Repeat the data verbatim.

━━ Provided material

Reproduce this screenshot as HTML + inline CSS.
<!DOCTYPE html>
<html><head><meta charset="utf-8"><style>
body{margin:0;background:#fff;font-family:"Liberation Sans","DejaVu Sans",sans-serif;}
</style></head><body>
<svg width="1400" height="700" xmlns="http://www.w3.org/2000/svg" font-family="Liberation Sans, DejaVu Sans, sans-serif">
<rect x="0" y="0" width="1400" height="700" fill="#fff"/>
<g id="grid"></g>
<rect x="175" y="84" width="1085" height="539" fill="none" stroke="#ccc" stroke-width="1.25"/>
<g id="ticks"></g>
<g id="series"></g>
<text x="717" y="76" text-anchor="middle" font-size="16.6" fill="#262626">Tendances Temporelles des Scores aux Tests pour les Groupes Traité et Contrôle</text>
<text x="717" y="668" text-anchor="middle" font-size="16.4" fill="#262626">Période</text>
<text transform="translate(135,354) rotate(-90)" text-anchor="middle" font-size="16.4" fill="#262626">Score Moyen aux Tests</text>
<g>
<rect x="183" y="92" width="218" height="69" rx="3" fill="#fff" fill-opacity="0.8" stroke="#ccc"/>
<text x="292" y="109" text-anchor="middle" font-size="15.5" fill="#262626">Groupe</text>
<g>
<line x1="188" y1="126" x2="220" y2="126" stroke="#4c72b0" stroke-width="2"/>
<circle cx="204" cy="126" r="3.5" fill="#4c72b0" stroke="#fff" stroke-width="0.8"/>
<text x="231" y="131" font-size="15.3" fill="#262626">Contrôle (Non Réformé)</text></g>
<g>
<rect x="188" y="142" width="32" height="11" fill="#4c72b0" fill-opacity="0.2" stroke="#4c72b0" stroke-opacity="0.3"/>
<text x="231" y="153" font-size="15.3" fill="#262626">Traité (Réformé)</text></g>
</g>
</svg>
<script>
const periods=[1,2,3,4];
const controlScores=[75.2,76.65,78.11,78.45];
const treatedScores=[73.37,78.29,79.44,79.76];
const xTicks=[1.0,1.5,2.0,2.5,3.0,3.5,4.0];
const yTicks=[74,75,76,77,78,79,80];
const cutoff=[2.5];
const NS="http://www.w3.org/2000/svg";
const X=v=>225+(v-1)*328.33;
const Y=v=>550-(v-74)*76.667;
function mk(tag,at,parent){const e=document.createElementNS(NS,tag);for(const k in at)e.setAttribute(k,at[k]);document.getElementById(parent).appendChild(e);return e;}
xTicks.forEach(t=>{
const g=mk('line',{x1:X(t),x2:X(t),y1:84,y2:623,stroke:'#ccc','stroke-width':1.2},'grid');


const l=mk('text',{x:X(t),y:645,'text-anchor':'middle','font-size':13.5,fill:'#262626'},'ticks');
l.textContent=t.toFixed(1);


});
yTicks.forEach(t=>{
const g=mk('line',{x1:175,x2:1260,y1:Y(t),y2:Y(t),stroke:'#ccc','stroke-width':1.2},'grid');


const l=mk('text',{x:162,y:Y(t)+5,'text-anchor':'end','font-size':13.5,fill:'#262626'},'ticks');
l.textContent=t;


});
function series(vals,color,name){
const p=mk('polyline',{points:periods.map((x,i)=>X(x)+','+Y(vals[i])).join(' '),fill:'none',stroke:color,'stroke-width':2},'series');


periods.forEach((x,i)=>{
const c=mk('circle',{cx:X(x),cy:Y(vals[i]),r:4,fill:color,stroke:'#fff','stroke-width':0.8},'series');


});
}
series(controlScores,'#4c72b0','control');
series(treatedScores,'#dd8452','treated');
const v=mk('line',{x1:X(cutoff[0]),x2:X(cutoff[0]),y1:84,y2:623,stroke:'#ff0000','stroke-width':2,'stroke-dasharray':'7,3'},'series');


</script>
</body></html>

━━━━

**Solution to this task:**
Reproduce this screenshot as HTML + inline CSS.
<!DOCTYPE html>
<html><head><meta charset="utf-8"><style>
body{margin:0;background:#fff;font-family:"Liberation Sans","DejaVu Sans",sans-serif;}
</style></head><body>
<svg width="1400" height="700" xmlns="http://www.w3.org/2000/svg" font-family="Liberation Sans, DejaVu Sans, sans-serif">
<rect x="0" y="0" width="1400" height="700" fill="#fff"/>
<g id="grid"></g>
<rect x="175" y="84" width="1085" height="539" fill="none" stroke="#ccc" stroke-width="1.25"/>
<g id="ticks"></g>
<g id="series"></g>
<text x="717" y="76" text-anchor="middle" font-size="16.6" fill="#262626">Tendances Temporelles des Scores aux Tests pour les Groupes Traité et Contrôle</text>
<text x="717" y="668" text-anchor="middle" font-size="16.4" fill="#262626">Période</text>
<text transform="translate(135,354) rotate(-90)" text-anchor="middle" font-size="16.4" fill="#262626">Score Moyen aux Tests</text>
<g>
<rect x="183" y="92" width="218" height="69" rx="3" fill="#fff" fill-opacity="0.8" stroke="#ccc"/>
<text x="292" y="109" text-anchor="middle" font-size="15.5" fill="#262626">Groupe</text>
<g>
<line x1="188" y1="126" x2="220" y2="126" stroke="#4c72b0" stroke-width="2"/>
<circle cx="204" cy="126" r="3.5" fill="#4c72b0" stroke="#fff" stroke-width="0.8"/>
<text x="231" y="131" font-size="15.3" fill="#262626">Contrôle (Non Réformé)</text></g>
<g>
<rect x="188" y="142" width="32" height="11" fill="#4c72b0" fill-opacity="0.2" stroke="#4c72b0" stroke-opacity="0.3"/>
<text x="231" y="153" font-size="15.3" fill="#262626">Traité (Réformé)</text></g>
</g>
</svg>
<script>
const periods=[1,2,3,4];
const controlScores=[75.2,76.65,78.11,78.45];
const treatedScores=[73.37,78.29,79.44,79.76];
const xTicks=[1.0,1.5,2.0,2.5,3.0,3.5,4.0];
const yTicks=[74,75,76,77,78,79,80];
const cutoff=[2.5];
const NS="http://www.w3.org/2000/svg";
const X=v=>225+(v-1)*328.33;
const Y=v=>550-(v-74)*76.667;
function mk(tag,at,parent){const e=document.createElementNS(NS,tag);for(const k in at)e.setAttribute(k,at[k]);document.getElementById(parent).appendChild(e);return e;}
xTicks.forEach(t=>{
const g=mk('line',{x1:X(t),x2:X(t),y1:84,y2:623,stroke:'#ccc','stroke-width':1.2},'grid');


const l=mk('text',{x:X(t),y:645,'text-anchor':'middle','font-size':13.5,fill:'#262626'},'ticks');
l.textContent=t.toFixed(1);


});
yTicks.forEach(t=>{
const g=mk('line',{x1:175,x2:1260,y1:Y(t),y2:Y(t),stroke:'#ccc','stroke-width':1.2},'grid');


const l=mk('text',{x:162,y:Y(t)+5,'text-anchor':'end','font-size':13.5,fill:'#262626'},'ticks');
l.textContent=t;


});
function series(vals,color,name){
const p=mk('polyline',{points:periods.map((x,i)=>X(x)+','+Y(vals[i])).join(' '),fill:'none',stroke:color,'stroke-width':2},'series');


periods.forEach((x,i)=>{
const c=mk('circle',{cx:X(x),cy:Y(vals[i]),r:4,fill:color,stroke:'#fff','stroke-width':0.8},'series');


});
}
series(controlScores,'#4c72b0','control');
series(treatedScores,'#dd8452','treated');
const v=mk('line',{x1:X(cutoff[0]),x2:X(cutoff[0]),y1:84,y2:623,stroke:'#ff0000','stroke-width':2,'stroke-dasharray':'7,3'},'series');


</script>
</body></html>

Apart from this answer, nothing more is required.